Retype the whole listing verbatim and keep the pictures out of it.

◆ **Dataset content**:
------------------------------------------------------------------------

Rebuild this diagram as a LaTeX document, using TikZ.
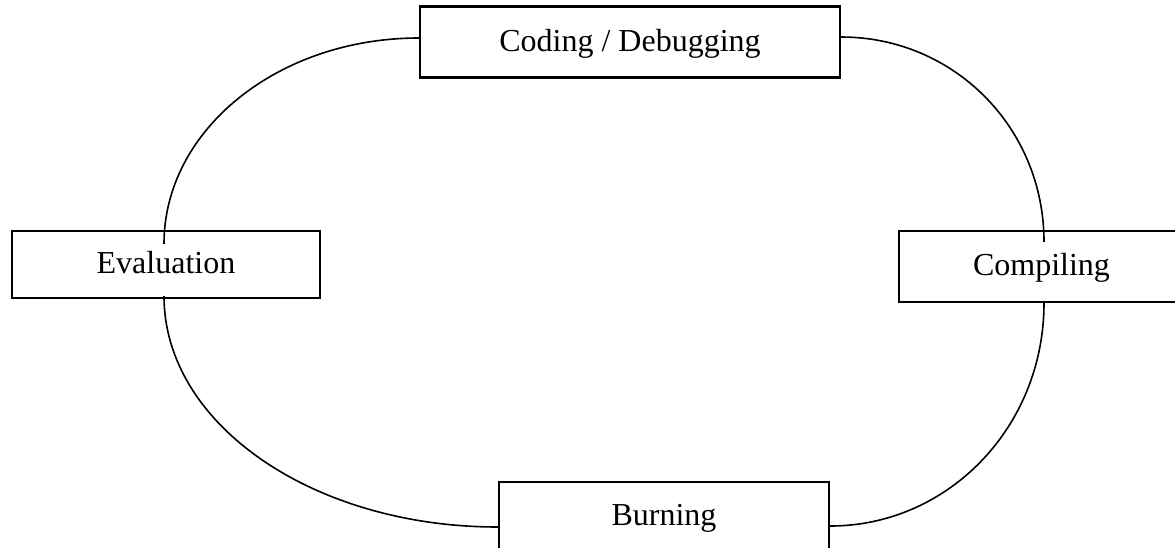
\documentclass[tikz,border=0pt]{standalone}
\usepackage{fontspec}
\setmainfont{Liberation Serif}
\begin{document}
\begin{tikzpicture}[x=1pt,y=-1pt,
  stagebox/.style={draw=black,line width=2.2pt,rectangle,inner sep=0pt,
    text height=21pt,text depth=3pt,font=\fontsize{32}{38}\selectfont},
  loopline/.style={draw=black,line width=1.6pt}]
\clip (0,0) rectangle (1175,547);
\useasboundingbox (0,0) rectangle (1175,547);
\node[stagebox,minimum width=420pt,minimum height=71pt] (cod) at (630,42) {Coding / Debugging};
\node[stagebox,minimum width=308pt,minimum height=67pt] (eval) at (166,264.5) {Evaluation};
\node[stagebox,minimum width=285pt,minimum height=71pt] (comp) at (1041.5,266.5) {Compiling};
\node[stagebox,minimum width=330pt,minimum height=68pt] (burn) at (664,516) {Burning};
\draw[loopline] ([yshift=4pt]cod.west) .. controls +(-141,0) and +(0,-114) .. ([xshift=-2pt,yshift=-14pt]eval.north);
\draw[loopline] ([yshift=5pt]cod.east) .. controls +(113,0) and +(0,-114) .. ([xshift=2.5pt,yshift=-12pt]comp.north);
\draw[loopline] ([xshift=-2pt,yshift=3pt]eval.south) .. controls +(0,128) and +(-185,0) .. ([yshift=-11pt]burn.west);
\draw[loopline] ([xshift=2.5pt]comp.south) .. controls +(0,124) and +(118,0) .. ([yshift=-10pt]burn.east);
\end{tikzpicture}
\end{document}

------------------------------------------------------------------------

◆ **Full response**:
Rebuild this diagram as a LaTeX document, using TikZ.
\documentclass[tikz,border=0pt]{standalone}
\usepackage{fontspec}
\setmainfont{Liberation Serif}
\begin{document}
\begin{tikzpicture}[x=1pt,y=-1pt,
  stagebox/.style={draw=black,line width=2.2pt,rectangle,inner sep=0pt,
    text height=21pt,text depth=3pt,font=\fontsize{32}{38}\selectfont},
  loopline/.style={draw=black,line width=1.6pt}]
\clip (0,0) rectangle (1175,547);
\useasboundingbox (0,0) rectangle (1175,547);
\node[stagebox,minimum width=420pt,minimum height=71pt] (cod) at (630,42) {Coding / Debugging};
\node[stagebox,minimum width=308pt,minimum height=67pt] (eval) at (166,264.5) {Evaluation};
\node[stagebox,minimum width=285pt,minimum height=71pt] (comp) at (1041.5,266.5) {Compiling};
\node[stagebox,minimum width=330pt,minimum height=68pt] (burn) at (664,516) {Burning};
\draw[loopline] ([yshift=4pt]cod.west) .. controls +(-141,0) and +(0,-114) .. ([xshift=-2pt,yshift=-14pt]eval.north);
\draw[loopline] ([yshift=5pt]cod.east) .. controls +(113,0) and +(0,-114) .. ([xshift=2.5pt,yshift=-12pt]comp.north);
\draw[loopline] ([xshift=-2pt,yshift=3pt]eval.south) .. controls +(0,128) and +(-185,0) .. ([yshift=-11pt]burn.west);
\draw[loopline] ([xshift=2.5pt]comp.south) .. controls +(0,124) and +(118,0) .. ([yshift=-10pt]burn.east);
\end{tikzpicture}
\end{document}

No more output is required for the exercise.